** PROVIDED DATA **

=-=-=

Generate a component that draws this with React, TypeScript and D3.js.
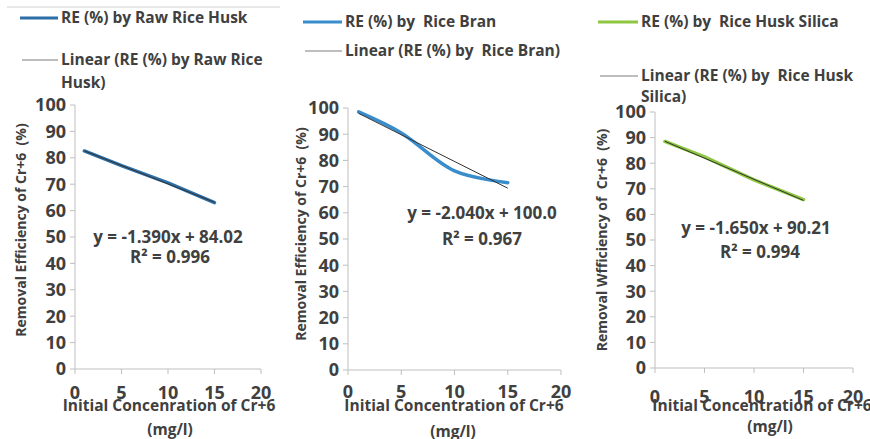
import * as d3 from 'd3';
import React from 'react';

// concentrations (mg/l) and removal efficiencies (%)
const concentrations = [1, 5, 10, 15];
const reRawHusk = [82.6, 77, 70.5, 63];
const reRiceBran = [98.5, 90.5, 76, 71.5];
const reHuskSilica = [88.5, 82.5, 73.5, 65.8];

const trendSlopes = [-1.39, -2.04, -1.65];
const trendIntercepts = [84.02, 100.0, 90.21];
const equationLabels = ['y = -1.390x + 84.02', 'y = -2.040x + 100.0', 'y = -1.650x + 90.21'];
const r2Labels = ['R² = 0.996', 'R² = 0.967', 'R² = 0.994'];

const seriesNames = ['RE (%) by Raw Rice Husk', 'RE (%) by  Rice Bran', 'RE (%) by  Rice Husk Silica'];
const linearNames = [
  ['Linear (RE (%) by Raw Rice', 'Husk)'],
  ['Linear (RE (%) by  Rice Bran)'],
  ['Linear (RE (%) by  Rice Husk', 'Silica)'],
];
const yTitles = ['Removal Efficiency of Cr+6  (%)', 'Removal Efficiency of Cr+6  (%)', 'Removal Wfficiency of  Cr+6  (%)'];
const xTitles = ['Initial Concenration of Cr+6', 'Initial Concentration of Cr+6', 'Initial Concentration of Cr+6'];

const yTicks = [0, 10, 20, 30, 40, 50, 60, 70, 80, 90, 100];
const xTicks = [0, 5, 10, 15, 20];

const FONT = "'Open Sans', sans-serif";
const TXT = '#404040';
const AXIS = '#bfbfbf';

interface PanelLayout {
  x0: number; x1: number; y0: number; y1: number;
  color: string;
  legendX: number; legendY: number[]; lineX: [number, number];
  eq: [number, number]; r2: [number, number];
  yTitle: [number, number];
  xTickY: number; xTitleY: number; unitY: number; xTitleX: number; unitX: number;
  curve: boolean;
}

const layouts: PanelLayout[] = [
  { x0: 75, x1: 261, y0: 369, y1: 105, color: '#2c6fa6', legendX: 61, legendY: [18, 60, 83], lineX: [20, 58],
    eq: [168, 237], r2: [170, 257], yTitle: [21, 230], xTickY: 393, xTitleY: 406, unitY: 430, xTitleX: 169, unitX: 170, curve: false },
  { x0: 348, x1: 561, y0: 370, y1: 108, color: '#3a8dcb', legendX: 345, legendY: [22, 51], lineX: [303, 342],
    eq: [482, 213], r2: [482, 239], yTitle: [301, 234], xTickY: 392, xTitleY: 406, unitY: 432, xTitleX: 454, unitX: 453, curve: true },
  { x0: 655, x1: 853, y0: 368, y1: 112, color: '#8dc63f', legendX: 641, legendY: [22, 76, 97], lineX: [598, 638],
    eq: [756, 228], r2: [760, 252], yTitle: [602, 240], xTickY: 397, xTitleY: 406, unitY: 427, xTitleX: 762, unitX: 770, curve: false },
];

const seriesData = [reRawHusk, reRiceBran, reHuskSilica];

const pre: React.CSSProperties = { whiteSpace: 'pre' };

const Panel: React.FC<{ i: number }> = ({ i }) => {
  const L = layouts[i];
  const x = d3.scaleLinear().domain([0, 20]).range([L.x0, L.x1]);
  const y = d3.scaleLinear().domain([0, 100]).range([L.y0, L.y1]);
  const pts = concentrations.map((c, k) => [c, seriesData[i][k]] as [number, number]);
  const line = d3
    .line<[number, number]>()
    .x((d) => x(d[0]))
    .y((d) => y(d[1]))
    .curve(L.curve ? d3.curveCatmullRom.alpha(0.5) : d3.curveLinear);
  const xMin = concentrations[0];
  const xMax = concentrations[concentrations.length - 1];
  const trend: [number, number][] = [xMin, xMax].map((c) => [c, trendSlopes[i] * c + trendIntercepts[i]]);

  return (
    <g fontFamily={FONT} fontWeight={700} fill={TXT}>
      {/* legend */}
      <line x1={L.lineX[0]} x2={L.lineX[1]} y1={L.legendY[0]} y2={L.legendY[0]} stroke={L.color} strokeWidth={3} />
      <text x={L.legendX} y={L.legendY[0]} dy="0.35em" fontSize={15.5} style={pre}>{seriesNames[i]}</text>
      <line x1={L.lineX[0] + 2} x2={L.lineX[1]} y1={L.legendY[1]} y2={L.legendY[1]} stroke="#7f7f7f" strokeWidth={1.2} />
      {linearNames[i].map((t, k) => (
        <text key={k} x={L.legendX} y={L.legendY[1 + k]} dy="0.35em" fontSize={15.5} style={pre}>{t}</text>
      ))}

      {/* axes */}
      <line x1={L.x0} x2={L.x0} y1={y(0)} y2={y(100)} stroke={AXIS} />
      <line x1={L.x0} x2={L.x1} y1={y(0)} y2={y(0)} stroke={AXIS} />
      {yTicks.map((t) => (
        <g key={t}>
          <line x1={L.x0 - 5} x2={L.x0} y1={y(t)} y2={y(t)} stroke={AXIS} />
          <text x={L.x0 - 9} y={y(t)} dy="0.35em" textAnchor="end" fontSize={18}>{t}</text>
        </g>
      ))}
      {xTicks.map((t) => (
        <g key={t}>
          <line x1={x(t)} x2={x(t)} y1={y(0)} y2={y(0) + 5} stroke={AXIS} />
          <text x={x(t)} y={L.xTickY} dy="0.35em" textAnchor="middle" fontSize={18}>{t}</text>
        </g>
      ))}

      {/* titles */}
      <text transform={`translate(${L.yTitle[0]},${L.yTitle[1]}) rotate(-90)`} textAnchor="middle" dy="0.35em" fontSize={14} style={pre}>
        {yTitles[i]}
      </text>
      <text x={L.xTitleX} y={L.xTitleY} dy="0.35em" textAnchor="middle" fontSize={15.5}>{xTitles[i]}</text>
      <text x={L.unitX} y={L.unitY} dy="0.35em" textAnchor="middle" fontSize={15.5}>(mg/l)</text>

      {/* data */}
      <path d={line(pts) ?? ''} fill="none" stroke={L.color} strokeWidth={3.5} strokeLinecap="round" />
      <path d={line(trend) ?? ''} fill="none" stroke="#333" strokeWidth={1} />

      <text x={L.eq[0]} y={L.eq[1]} dy="0.35em" textAnchor="middle" fontSize={17}>{equationLabels[i]}</text>
      <text x={L.r2[0]} y={L.r2[1]} dy="0.35em" textAnchor="middle" fontSize={17}>{r2Labels[i]}</text>
    </g>
  );
};

const App: React.FC = () => (
  <div style={{ position: 'absolute', left: 0, top: 0, background: 'white' }}>
    <svg width={870} height={439}>
      <rect width={870} height={439} fill="white" />
      <line x1={7} x2={280} y1={7} y2={7} stroke="#d0d0d0" />
      {[0, 1, 2].map((i) => (
        <Panel key={i} i={i} />
      ))}
    </svg>
  </div>
);

export default App;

=-=-=

** TASK BRIEF **
Select every line in the material above where the string "React" occurs, and copy it.

** EXERCISE RESULT **
Generate a component that draws this with React, TypeScript and D3.js.
import React from 'react';
const pre: React.CSSProperties = { whiteSpace: 'pre' };
const Panel: React.FC<{ i: number }> = ({ i }) => {
const App: React.FC = () => (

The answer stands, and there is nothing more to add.